About the Arc Jet

The Arc Jet complex at NASA Ames in Mountain View, CA performs high intensity and high energy material testing for the thermal protection systems of spacecraft re-entering the atmosphere. To do this, the facility is able to simulate the environment of re-entry by using an electric arc to superheat a gaseous fluid (usually air or CO2) and firing it out of a nozzle into a vacuum test chamber. Test articles are mounted on sting arms which are inserted into the flow in order to study ablation and recession. 

​

Primary Role

During my 18 month internship, I worked as an assistant to up to three test engineers at a time in two facilities that operated successively. My core responsibilities were to inspect test instrumentation prior to arc jet testing to ensure accurate data would be collected. I used a multimeter to confirm electronic isolation of calorimeter sensors, aligned pyrometers and infrared cameras to their target location on the test article, and operated infrared data collection software during test runs. I was also responsible for creating comprehensive data reports which included sensitive test data, all relevant documents, and photo/video footage.

 

3D scanner and QA Inspection Software

On my off time, I evaluated  3D scanning equipment to determine if it could be another service the facility could provide to the clients. The goal would be to obtain a detailed 3D scan of a test article before arc jet testing and another after it had been tested. We would then superimpose the two scans and apply a deviation map to identify areas of greater recession. 

​

First, we needed to understand the behavior and limitations of the 3D scanner and how to use the inspection software.
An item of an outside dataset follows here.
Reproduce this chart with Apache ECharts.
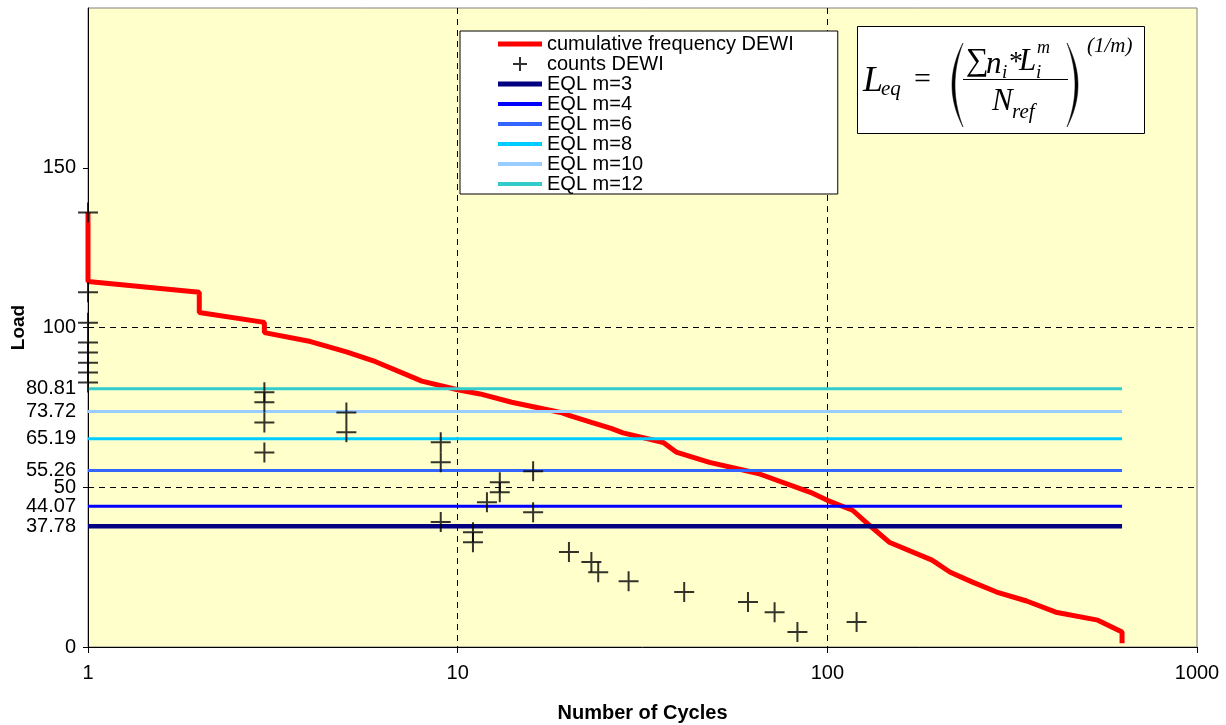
<!DOCTYPE html>
<html>
<head>
<meta charset="utf-8">
<script src="https://cdn.jsdelivr.net/npm/echarts@6/dist/echarts.min.js"></script>
<style>
  html, body { margin: 0; padding: 0; background: #fff; }
  #chart { width: 1226px; height: 725px; }
</style>
</head>
<body>
<div id="chart"></div>
<script>
// cumulative frequency curve (cycles, load)
const cumCycles = [1, 1, 2, 2, 3, 3, 4, 5, 6, 8, 10, 11.5, 14, 19, 20, 23, 26, 28, 36, 39, 48, 65, 90, 100, 117, 130, 147, 192, 215, 247, 287, 346, 415, 539, 627, 627]
const cumLoad = [136, 114.4, 111, 104.7, 101.6, 98.4, 95.6, 92.4, 89.3, 83.2, 80.5, 79.2, 76.6, 73.4, 72.5, 70.3, 68.4, 67, 64, 61, 57.8, 54.3, 48.4, 45.9, 42.8, 38.1, 32.8, 27.2, 23.4, 20.3, 17.2, 14.4, 10.9, 8.4, 4.7, 1.2]

// single counts (cycles, load)
const countCycles = [1, 1, 1, 1, 1, 1, 1, 1, 3, 3, 3, 3, 5, 5, 9, 9, 9, 11, 11, 12, 13, 13, 16, 16, 20, 23, 24, 29, 41, 61, 72, 83, 120]
const countLoad = [136, 111, 101.5, 95.3, 92.2, 89, 85.9, 82.8, 79.7, 76.6, 70.3, 60.9, 73.4, 67.2, 64.1, 57.8, 39.1, 35.9, 32.8, 45.3, 51.6, 48.4, 55, 42.2, 29.7, 26.6, 23.4, 20.6, 17.2, 14.1, 10.9, 4.7, 7.8]

// equivalent loads
const eqlNames = ['EQL m=3', 'EQL m=4', 'EQL m=6', 'EQL m=8', 'EQL m=10', 'EQL m=12']
const eqlValues = [37.78, 44.07, 55.26, 65.19, 73.72, 80.81]
const eqlStart = 1
const eqlEnd = 627

const yLabelValues = [0, 37.78, 44.07, 50, 55.26, 65.19, 73.72, 80.81, 100, 150]
const yTickValues = [0, 50, 100, 150]

const eqlColors = ['#000080', '#0000FF', '#3366FF', '#00CCFF', '#99CCFF', '#33CCCC']
const eqlWidths = [4.5, 3, 3, 3, 3, 3]

const chart = echarts.init(document.getElementById('chart'))

const plusPath = 'path://M10,0L10,20M0,10L20,10'
const thickIcon = 'path://M0,0L44,0L44,5L0,5Z'
const thinIcon = 'path://M0,0L44,0L44,4L0,4Z'

const series = []
series.push({
  name: 'cumulative frequency DEWI',
  type: 'line',
  data: cumCycles.map((c, i) => [c, cumLoad[i]]),
  symbol: 'none',
  lineStyle: {color: '#FF0000', width: 5},
  itemStyle: {color: '#FF0000'},
  z: 2
})
series.push({
  name: 'counts DEWI',
  type: 'scatter',
  data: countCycles.map((c, i) => [c, countLoad[i]]),
  symbol: plusPath,
  symbolSize: 20,
  itemStyle: {color: 'none', borderColor: '#000', borderWidth: 2},
  z: 5
})
eqlNames.forEach((name, i) => {
  series.push({
    name,
    type: 'line',
    data: [[eqlStart, eqlValues[i]], [eqlEnd, eqlValues[i]]],
    symbol: 'none',
    lineStyle: {color: eqlColors[i], width: eqlWidths[i]},
    itemStyle: {color: eqlColors[i]},
    z: 3
  })
})

const legendData = [
  {name: 'cumulative frequency DEWI', icon: thickIcon},
  {name: 'counts DEWI'}
].concat(eqlNames.map((name, i) => ({name, icon: i === 0 ? thickIcon : thinIcon})))

// formula box helpers
const serif = '"Liberation Serif", "DejaVu Serif", serif'
const txt = (s, x, y, size, italic) => ({
  type: 'text', x, y, z: 100,
  style: {text: s, font: (italic ? 'italic ' : '') + size + 'px ' + serif, fill: '#000', align: 'left', verticalAlign: 'middle'}
})
// big bracket drawn as a thin crescent (dir = -1 opening bracket, 1 closing)
const bracket = (x, top, bottom, dir) => {
  const pts = []
  const mid = (top + bottom) / 2
  const n = 24
  for (let k = 0; k <= n; k++) {
    const t = k / n
    const cx = x + dir * 22
    pts.push([(1 - t) * (1 - t) * x + 2 * t * (1 - t) * cx + t * t * x, (1 - t) * (1 - t) * top + 2 * t * (1 - t) * mid + t * t * bottom])
  }
  for (let k = n; k >= 0; k--) {
    const t = k / n
    const cx = x + dir * 16
    pts.push([(1 - t) * (1 - t) * x + 2 * t * (1 - t) * cx + t * t * x, (1 - t) * (1 - t) * top + 2 * t * (1 - t) * mid + t * t * bottom])
  }
  return {type: 'polygon', z: 100, shape: {points: pts}, style: {fill: '#000', stroke: '#000', lineWidth: 0.5}}
}

const formula = [
  {type: 'rect', z: 99, shape: {x: 857.5, y: 26.5, width: 287, height: 107}, style: {fill: '#fff', stroke: '#000', lineWidth: 1}},
  txt('L', 863, 82, 36, true),
  txt('eq', 881, 89, 21, true),
  txt('=', 914, 80, 30, false),
  bracket(963, 43, 127, -1),
  txt('\u2211', 966, 62, 32, false),
  txt('n', 986, 65, 31, true),
  txt('i', 1002, 73, 19, true),
  txt('*', 1009, 63, 28, false),
  txt('L', 1019, 62, 31, true),
  txt('i', 1036, 73, 19, true),
  txt('m', 1037, 48, 18, true),
  {type: 'line', z: 100, shape: {x1: 963, y1: 79.5, x2: 1068, y2: 79.5}, style: {stroke: '#000', lineWidth: 1.2}},
  txt('N', 992, 102, 31, true),
  txt('ref', 1012, 112, 21, true),
  bracket(1067, 43, 127, 1),
  txt('(1/m)', 1087, 46, 21, true)
]

const option = {
  animation: false,
  backgroundColor: '#fff',
  textStyle: {fontFamily: 'Arial, "Liberation Sans", sans-serif'},
  grid: {
    left: 88, right: 29, top: 8, bottom: 78,
    outerBoundsMode: 'none',
    containLabel: false,
    show: true, backgroundColor: '#FFFFCC', borderColor: '#808080', borderWidth: 1
  },
  legend: {
    orient: 'vertical',
    left: 460, top: 31,
    padding: [3, 44, 0, 38],
    itemGap: 0,
    itemWidth: 44,
    itemHeight: 14,
    backgroundColor: '#fff',
    borderColor: '#000',
    borderWidth: 1,
    borderRadius: 0,
    textStyle: {fontSize: 20, color: '#000', fontFamily: 'Arial, "Liberation Sans", sans-serif'},
    data: legendData
  },
  xAxis: {
    type: 'log',
    logBase: 10,
    min: 1,
    max: 1000,
    name: 'Number of Cycles',
    nameLocation: 'middle',
    nameGap: 56,
    nameMoveOverlap: false,
    nameTextStyle: {fontWeight: 'bold', fontSize: 20, color: '#000', verticalAlign: 'top'},
    axisLine: {lineStyle: {color: '#000', width: 1}},
    axisTick: {show: true, length: 6, lineStyle: {color: '#000'}},
    axisLabel: {fontSize: 20, color: '#000', margin: 16, formatter: v => String(v)},
    minorTick: {show: false},
    splitLine: {show: true, showMinLine: false, showMaxLine: false, lineStyle: {color: '#000', type: [6, 5], width: 1}}
  },
  yAxis: {
    type: 'value',
    min: 0,
    max: 200,
    interval: 50,
    name: 'Load',
    nameLocation: 'middle',
    nameGap: 60,
    nameMoveOverlap: false,
    nameTextStyle: {fontWeight: 'bold', fontSize: 19, color: '#000'},
    axisLine: {show: true, lineStyle: {color: '#000', width: 1}},
    axisTick: {show: true, length: 5, customValues: yTickValues, lineStyle: {color: '#000'}},
    axisLabel: {fontSize: 20, color: '#000', margin: 12, customValues: yLabelValues, formatter: v => String(v)},
    splitLine: {show: true, showMinLine: false, showMaxLine: false, lineStyle: {color: '#000', type: [6, 5], width: 1}}
  },
  graphic: formula,
  series
}

chart.setOption(option)
</script>
</body>
</html>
I went to the cafeteria and bought an apple. I then set the 3D scanner on its maximum definition settings and obtained a complete 3D scan of the apple. Then I took a bite out of the apple and put it back on the scanner and took another high definition scan. I uploaded the scans into an inspection software we wanted to test out and learned how to create a colored deviation map which provided a detailed visual representation of the bite I took. I was able to measure deviation with a resolution of 1 mm.

​

However, while I was able to obtain the results we wanted, the scanner had its limitations. It was, after all, on the lower end compared to what is on the market. The high definition scans took about 45-60 minutes to complete. It scanned the apple in 12 sections which had to be stitched together manually by identifying surface features that were present in multiple scans and aligning the scans to them. This process took several hours and left a significant amount of room for human error. The resulting 3D meshes still required post-processing in order to appropriately represent the object. Since the facility was looking to use this equipment for exact measurements, we did not move forward with it. Still, it was a fun challenge for an engineering intern! Just before my internship ended, I was able to attend a demonstration for 3D scanning equipment that was leaps and bounds more advanced than the one I worked with. These scanners were basically handheld and obtained high definition scans instantly without any manual stitching. They came, of course, at about 100x the price of what I tested.